JOB: Take the lines beginning with the one that contains "Give me the" and ending with the one that contains "2, maximumFractionDigits: 2", and set them down exactly. Omit all pictures.

— start RECORDED DATA —

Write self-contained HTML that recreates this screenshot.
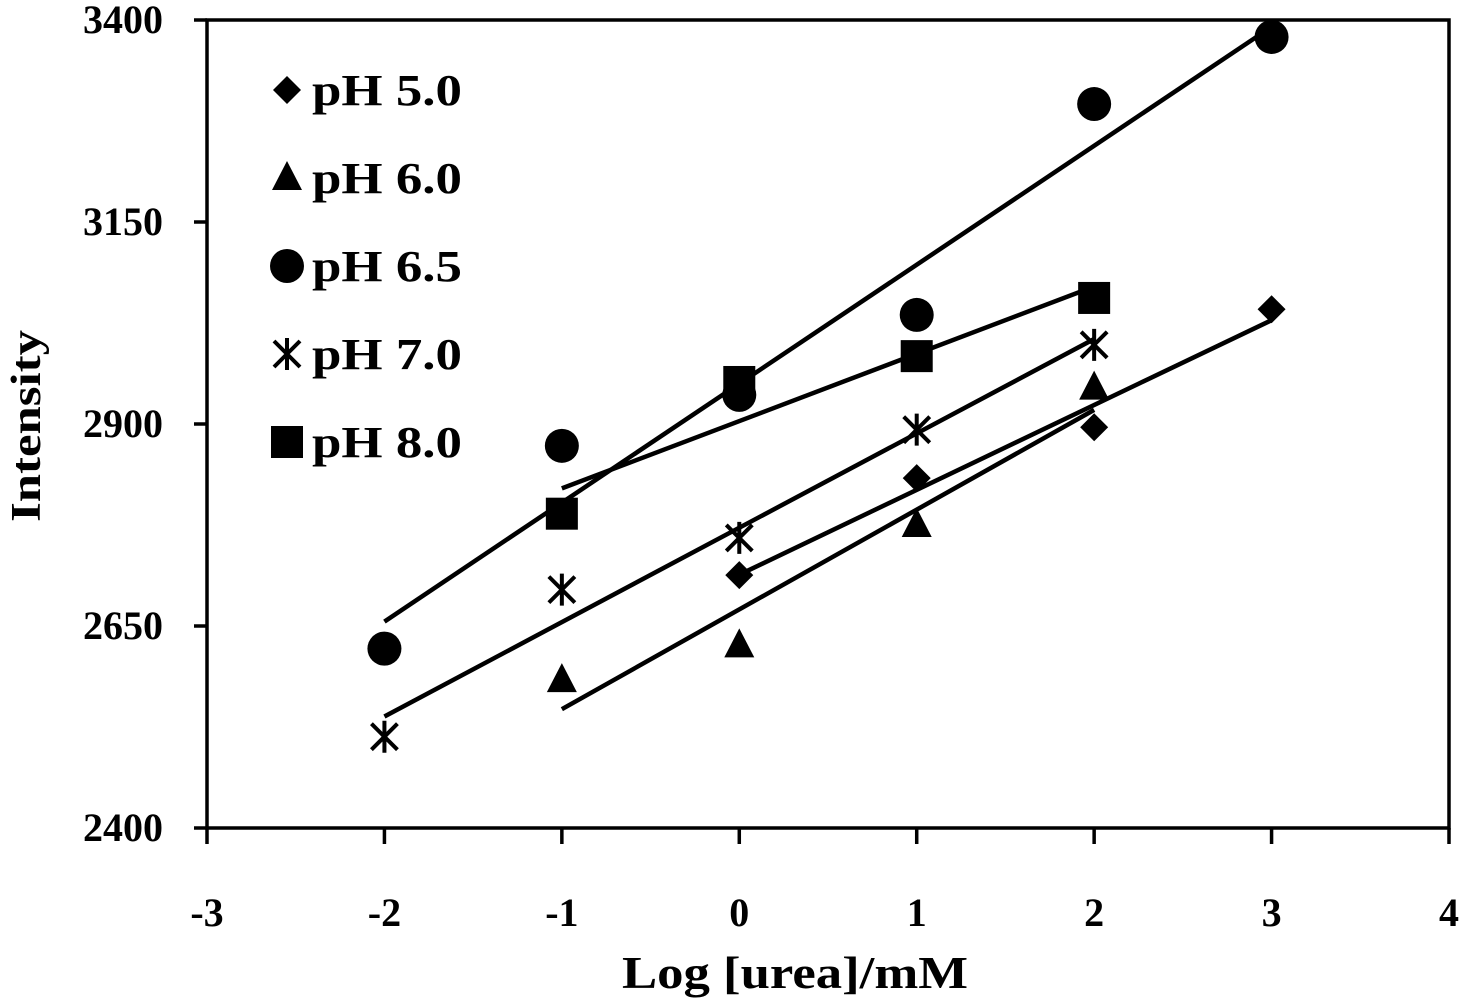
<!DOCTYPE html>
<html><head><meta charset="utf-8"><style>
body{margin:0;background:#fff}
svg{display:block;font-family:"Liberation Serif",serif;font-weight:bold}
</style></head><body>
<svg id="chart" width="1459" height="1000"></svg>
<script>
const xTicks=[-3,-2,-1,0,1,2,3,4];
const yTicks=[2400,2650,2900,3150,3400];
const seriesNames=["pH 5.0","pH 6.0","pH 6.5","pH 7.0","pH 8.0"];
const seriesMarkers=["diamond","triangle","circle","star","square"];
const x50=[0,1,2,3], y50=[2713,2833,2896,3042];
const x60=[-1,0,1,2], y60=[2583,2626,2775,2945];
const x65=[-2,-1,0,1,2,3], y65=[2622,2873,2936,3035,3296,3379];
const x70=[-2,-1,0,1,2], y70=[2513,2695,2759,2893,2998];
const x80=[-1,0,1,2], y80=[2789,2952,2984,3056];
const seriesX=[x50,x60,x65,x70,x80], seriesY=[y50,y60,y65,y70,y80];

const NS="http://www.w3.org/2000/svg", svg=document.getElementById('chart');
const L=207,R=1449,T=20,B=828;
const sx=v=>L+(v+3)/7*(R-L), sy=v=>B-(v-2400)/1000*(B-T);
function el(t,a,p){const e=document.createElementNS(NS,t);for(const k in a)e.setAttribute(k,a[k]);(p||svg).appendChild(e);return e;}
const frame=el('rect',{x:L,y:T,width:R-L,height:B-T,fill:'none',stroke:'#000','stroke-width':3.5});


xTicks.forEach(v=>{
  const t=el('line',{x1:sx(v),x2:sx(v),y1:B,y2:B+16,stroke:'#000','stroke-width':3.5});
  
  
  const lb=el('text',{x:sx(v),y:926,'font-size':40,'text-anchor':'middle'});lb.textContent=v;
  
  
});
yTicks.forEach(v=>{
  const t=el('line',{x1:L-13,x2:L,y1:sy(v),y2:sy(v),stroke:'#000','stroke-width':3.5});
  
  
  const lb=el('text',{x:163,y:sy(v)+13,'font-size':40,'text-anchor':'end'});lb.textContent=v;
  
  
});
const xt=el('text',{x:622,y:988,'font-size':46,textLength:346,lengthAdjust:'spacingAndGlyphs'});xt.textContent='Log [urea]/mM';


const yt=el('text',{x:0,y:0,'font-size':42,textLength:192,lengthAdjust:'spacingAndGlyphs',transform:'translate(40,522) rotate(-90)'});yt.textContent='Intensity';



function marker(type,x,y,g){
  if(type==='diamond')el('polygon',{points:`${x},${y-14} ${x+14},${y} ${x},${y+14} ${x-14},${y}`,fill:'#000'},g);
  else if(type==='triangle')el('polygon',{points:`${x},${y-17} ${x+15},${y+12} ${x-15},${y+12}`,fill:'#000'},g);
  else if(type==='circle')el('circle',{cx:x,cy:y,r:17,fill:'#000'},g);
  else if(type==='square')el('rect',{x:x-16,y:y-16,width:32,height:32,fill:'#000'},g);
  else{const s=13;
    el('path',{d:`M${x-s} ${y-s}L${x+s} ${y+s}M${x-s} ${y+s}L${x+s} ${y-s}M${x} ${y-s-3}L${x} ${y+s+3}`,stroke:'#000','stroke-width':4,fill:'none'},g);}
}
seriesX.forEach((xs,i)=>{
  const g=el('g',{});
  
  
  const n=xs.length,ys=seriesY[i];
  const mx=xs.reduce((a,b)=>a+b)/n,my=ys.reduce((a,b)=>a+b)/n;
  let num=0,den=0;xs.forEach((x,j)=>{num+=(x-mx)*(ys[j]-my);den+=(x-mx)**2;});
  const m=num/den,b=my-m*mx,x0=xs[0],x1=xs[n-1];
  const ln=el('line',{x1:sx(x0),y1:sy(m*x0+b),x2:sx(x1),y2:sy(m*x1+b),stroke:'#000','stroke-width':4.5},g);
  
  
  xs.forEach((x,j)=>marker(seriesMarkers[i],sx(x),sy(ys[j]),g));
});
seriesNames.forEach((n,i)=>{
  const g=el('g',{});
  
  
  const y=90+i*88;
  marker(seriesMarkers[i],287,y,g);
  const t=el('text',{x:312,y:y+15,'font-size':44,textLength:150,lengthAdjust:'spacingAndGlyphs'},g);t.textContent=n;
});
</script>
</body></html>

— end RECORDED DATA —
— start RECORDED DATA —

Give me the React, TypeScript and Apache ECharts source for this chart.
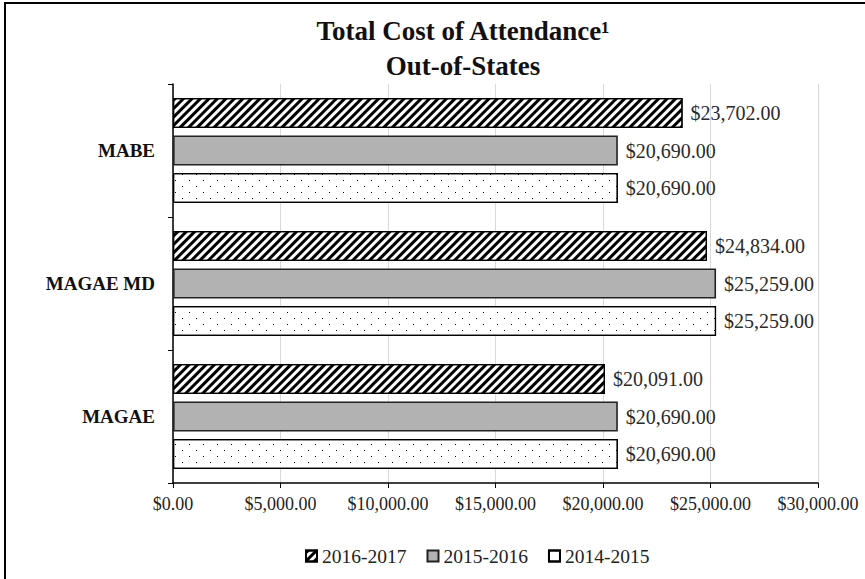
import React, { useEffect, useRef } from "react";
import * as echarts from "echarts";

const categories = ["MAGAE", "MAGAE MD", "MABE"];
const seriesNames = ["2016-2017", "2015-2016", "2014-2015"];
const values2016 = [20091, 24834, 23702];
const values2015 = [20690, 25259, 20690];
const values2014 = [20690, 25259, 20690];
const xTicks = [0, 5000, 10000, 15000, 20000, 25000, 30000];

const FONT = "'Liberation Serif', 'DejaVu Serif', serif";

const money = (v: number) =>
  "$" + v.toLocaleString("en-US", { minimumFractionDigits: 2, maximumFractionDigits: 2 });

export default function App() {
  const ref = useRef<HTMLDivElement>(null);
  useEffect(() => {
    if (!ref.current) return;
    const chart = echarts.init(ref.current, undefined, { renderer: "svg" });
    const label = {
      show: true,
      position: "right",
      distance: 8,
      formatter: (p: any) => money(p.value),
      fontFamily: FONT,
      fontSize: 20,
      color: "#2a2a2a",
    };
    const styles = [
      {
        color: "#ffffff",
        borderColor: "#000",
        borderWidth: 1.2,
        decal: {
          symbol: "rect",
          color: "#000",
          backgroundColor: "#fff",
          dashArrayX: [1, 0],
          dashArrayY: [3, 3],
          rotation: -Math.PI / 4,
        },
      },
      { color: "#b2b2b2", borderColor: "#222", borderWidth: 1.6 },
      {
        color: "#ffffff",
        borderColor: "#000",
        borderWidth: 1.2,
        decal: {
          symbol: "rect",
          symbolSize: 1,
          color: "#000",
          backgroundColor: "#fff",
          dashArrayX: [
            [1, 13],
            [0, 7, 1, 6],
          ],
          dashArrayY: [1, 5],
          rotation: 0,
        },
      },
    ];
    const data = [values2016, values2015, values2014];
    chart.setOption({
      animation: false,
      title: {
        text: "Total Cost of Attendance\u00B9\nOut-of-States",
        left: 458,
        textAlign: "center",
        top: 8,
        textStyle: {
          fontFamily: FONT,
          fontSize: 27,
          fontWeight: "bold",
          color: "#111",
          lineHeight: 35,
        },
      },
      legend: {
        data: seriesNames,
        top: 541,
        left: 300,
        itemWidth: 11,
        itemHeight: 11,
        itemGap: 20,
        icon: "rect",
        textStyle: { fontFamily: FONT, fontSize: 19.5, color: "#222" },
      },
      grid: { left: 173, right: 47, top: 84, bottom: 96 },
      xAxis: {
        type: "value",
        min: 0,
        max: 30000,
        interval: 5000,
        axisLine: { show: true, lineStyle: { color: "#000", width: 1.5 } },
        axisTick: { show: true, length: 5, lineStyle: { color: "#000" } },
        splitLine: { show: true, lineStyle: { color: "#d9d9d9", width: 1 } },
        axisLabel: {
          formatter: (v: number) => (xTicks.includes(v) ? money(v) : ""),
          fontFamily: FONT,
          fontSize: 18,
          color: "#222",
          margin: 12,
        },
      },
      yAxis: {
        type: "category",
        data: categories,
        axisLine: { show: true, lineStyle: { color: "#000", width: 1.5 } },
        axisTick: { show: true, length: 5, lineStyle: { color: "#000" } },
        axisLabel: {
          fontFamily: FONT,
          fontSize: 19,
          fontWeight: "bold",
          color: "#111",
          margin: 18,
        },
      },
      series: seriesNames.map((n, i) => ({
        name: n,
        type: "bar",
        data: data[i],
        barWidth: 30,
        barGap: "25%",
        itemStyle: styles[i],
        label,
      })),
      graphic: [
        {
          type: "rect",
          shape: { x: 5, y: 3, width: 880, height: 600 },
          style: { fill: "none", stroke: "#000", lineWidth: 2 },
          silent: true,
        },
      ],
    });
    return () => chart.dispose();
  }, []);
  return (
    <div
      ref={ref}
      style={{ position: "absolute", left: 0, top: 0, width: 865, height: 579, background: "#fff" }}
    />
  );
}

— end RECORDED DATA —

FULL SOLUTION:
Give me the React, TypeScript and Apache ECharts source for this chart.
import React, { useEffect, useRef } from "react";
import * as echarts from "echarts";

const categories = ["MAGAE", "MAGAE MD", "MABE"];
const seriesNames = ["2016-2017", "2015-2016", "2014-2015"];
const values2016 = [20091, 24834, 23702];
const values2015 = [20690, 25259, 20690];
const values2014 = [20690, 25259, 20690];
const xTicks = [0, 5000, 10000, 15000, 20000, 25000, 30000];

const FONT = "'Liberation Serif', 'DejaVu Serif', serif";

const money = (v: number) =>
  "$" + v.toLocaleString("en-US", { minimumFractionDigits: 2, maximumFractionDigits: 2 });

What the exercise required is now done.